# SOURCE DATA
====================

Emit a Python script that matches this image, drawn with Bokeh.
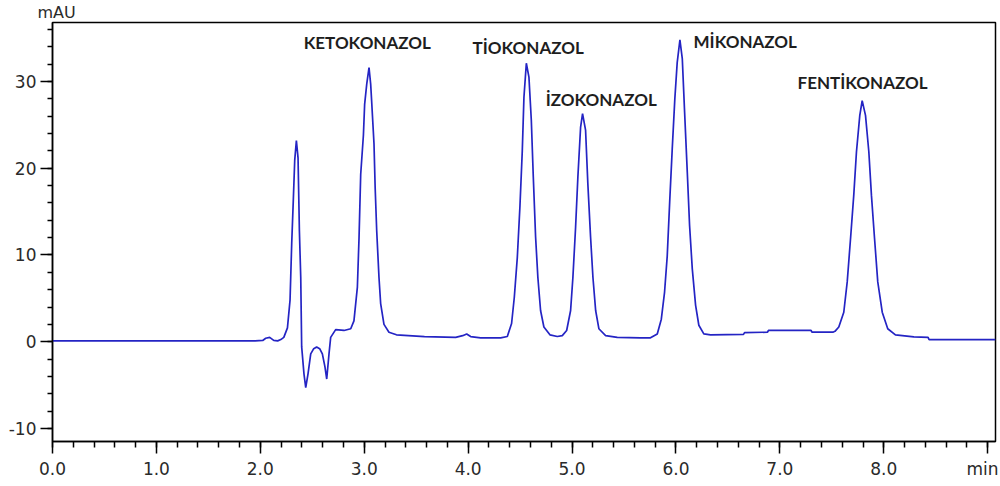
from bokeh.plotting import figure
from bokeh.models import FixedTicker, Range1d, Title
from bokeh.core.properties import value
from bokeh.embed import file_html
from bokeh.resources import INLINE

# ---- data (time in min, signal in mAU) ----
TIME = [0.000, 1.950, 2.023, 2.052, 2.090, 2.129, 2.167, 2.197, 2.226, 2.261,
        2.286, 2.302, 2.318, 2.331, 2.347, 2.363, 2.376, 2.389, 2.398, 2.420,
        2.437, 2.459, 2.485, 2.514, 2.542, 2.571, 2.597, 2.622, 2.639, 2.661,
        2.677, 2.725, 2.805, 2.870, 2.901, 2.934, 2.950, 2.966, 2.992, 3.004,
        3.024, 3.046, 3.062, 3.071, 3.094, 3.105, 3.120, 3.142, 3.158, 3.190,
        3.238, 3.310, 3.580, 3.880, 3.947, 3.986, 4.024, 4.120, 4.313, 4.377,
        4.418, 4.444, 4.473, 4.498, 4.521, 4.537, 4.560, 4.585, 4.608, 4.627,
        4.649, 4.671, 4.697, 4.729, 4.787, 4.858, 4.906, 4.948, 4.986, 5.008,
        5.034, 5.056, 5.082, 5.101, 5.130, 5.152, 5.178, 5.201, 5.227, 5.258,
        5.323, 5.435, 5.659, 5.755, 5.820, 5.859, 5.890, 5.916, 5.941, 5.964,
        5.989, 6.012, 6.038, 6.061, 6.083, 6.109, 6.131, 6.157, 6.189, 6.220,
        6.268, 6.333, 6.650, 6.660, 6.880, 6.890, 7.300, 7.310, 7.510, 7.530,
        7.567, 7.615, 7.648, 7.680, 7.711, 7.737, 7.769, 7.792, 7.824, 7.856,
        7.881, 7.911, 7.942, 7.985, 8.038, 8.112, 8.289, 8.426, 8.436, 9.075]
SIGNAL = [0.10, 0.10, 0.15, 0.40, 0.50, 0.15, 0.10, 0.25, 0.50, 1.6,
          4.8, 11.3, 16.5, 20.9, 23.2, 21.2, 12.8, 7.4, -0.6, -3.7,
          -5.3, -3.7, -1.4, -0.8, -0.6, -0.8, -1.4, -2.9, -4.3, -1.4,
          0.5, 1.4, 1.3, 1.5, 2.4, 6.3, 12.0, 19.3, 23.8, 27.4,
          29.7, 31.6, 29.7, 27.8, 22.8, 17.8, 12.8, 7.4, 4.4, 2.0,
          1.1, 0.8, 0.6, 0.5, 0.7, 0.9, 0.6, 0.45, 0.45, 0.6,
          2.1, 5.1, 9.7, 15.5, 22.0, 28.2, 32.1, 30.5, 25.5, 19.0,
          12.1, 7.4, 3.6, 1.7, 0.8, 0.6, 0.7, 1.3, 3.6, 7.4,
          13.2, 19.0, 24.7, 26.3, 24.4, 18.2, 12.1, 7.4, 3.6, 1.5,
          0.7, 0.5, 0.45, 0.45, 0.9, 2.6, 5.7, 9.9, 16.5, 22.2,
          28.0, 32.2, 34.8, 32.6, 26.5, 19.5, 13.4, 8.4, 4.2, 1.9,
          0.9, 0.8, 0.85, 1.05, 1.1, 1.3, 1.3, 1.1, 1.1, 1.2,
          1.7, 3.4, 6.9, 11.9, 16.9, 21.9, 26.1, 27.8, 26.1, 21.9,
          16.9, 11.9, 6.9, 3.4, 1.5, 0.8, 0.55, 0.5, 0.25, 0.25]

PEAK_NAMES = ["KETOKONAZOL", "TİOKONAZOL", "İZOKONAZOL", "MİKONAZOL", "FENTİKONAZOL"]

X_TICKS = [0, 1, 2, 3, 4, 5, 6, 7, 8, 9]
X_TICK_LABELS = ["0.0", "1.0", "2.0", "3.0", "4.0", "5.0", "6.0", "7.0", "8.0", "min"]
Y_TICKS = [-10, 0, 10, 20, 30]
Y_TICK_LABELS = ["-10", "0", "10", "20", "30"]
Y_UNIT = "mAU"

# ---- layout (label anchors: left edge / baseline, in data units) ----
LABEL_X = [2.417, 4.043, 4.746, 6.169, 7.170]
LABEL_Y = [34.53, 33.88, 27.89, 34.61, 29.92]

X_MIN, X_MAX = 0.0, 9.075
Y_MIN, Y_MAX = -11.5, 36.8

p = figure(width=998, height=484,
           x_range=Range1d(X_MIN, X_MAX), y_range=Range1d(Y_MIN, Y_MAX),
           output_backend="svg", toolbar_location=None,
           min_border_left=52, min_border_right=3,
           min_border_top=22, min_border_bottom=43)
p.grid.visible = False
p.background_fill_color = "white"
p.border_fill_color = "white"
p.outline_line_color = "black"
p.outline_line_width = 1.5
p.outline_line_alpha = 1.0

p.line(TIME, SIGNAL, line_color="#2424c4", line_width=1.7)

x_minor = [round(i * 0.2, 3) for i in range(0, 46)]
y_minor = list(range(-10, 37, 2))
p.xaxis.ticker = FixedTicker(ticks=X_TICKS, minor_ticks=x_minor)
p.yaxis.ticker = FixedTicker(ticks=Y_TICKS, minor_ticks=y_minor)
p.xaxis.major_label_overrides = {t: l for t, l in zip(X_TICKS, X_TICK_LABELS)}
p.yaxis.major_label_overrides = {t: l for t, l in zip(Y_TICKS, Y_TICK_LABELS)}

for ax in (p.xaxis[0], p.yaxis[0]):
    ax.axis_line_color = "black"
    ax.axis_line_width = 1.5
    ax.major_tick_line_color = "black"
    ax.major_tick_line_width = 1.5
    ax.minor_tick_line_color = "black"
    ax.minor_tick_line_width = 1.5
    ax.major_tick_in = 0
    ax.minor_tick_in = 0
    ax.major_tick_out = 12
    ax.minor_tick_out = 6
    ax.major_label_text_font = "DejaVu Sans"
    ax.major_label_text_font_size = "17px"
    ax.major_label_text_color = "#2a2a2a"
p.xaxis.major_label_standoff = 5
p.yaxis.major_label_standoff = 4
p.yaxis.minor_tick_out = 5

# unit of the y axis, above the top-left corner
p.add_layout(Title(text=Y_UNIT, align="left", offset=-15, standoff=1,
                   text_font="DejaVu Sans", text_font_size="16px",
                   text_font_style="normal", text_color="#2a2a2a"), "above")

p.text(x=LABEL_X, y=LABEL_Y, text=PEAK_NAMES, text_font=value("Lato"),
       text_font_style="bold", text_font_size="17px", text_color="#1e1e1e",
       text_align="left", text_baseline="alphabetic")

open("out.html", "w").write(file_html(p, INLINE))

====================

# THE TASK
Return nothing but the lines running from the start of the data to the line with "from bokeh.resources import INLINE", please, both ends included and no pictures.

# ANSWER TO THE EXERCISE
Emit a Python script that matches this image, drawn with Bokeh.
from bokeh.plotting import figure
from bokeh.models import FixedTicker, Range1d, Title
from bokeh.core.properties import value
from bokeh.embed import file_html
from bokeh.resources import INLINE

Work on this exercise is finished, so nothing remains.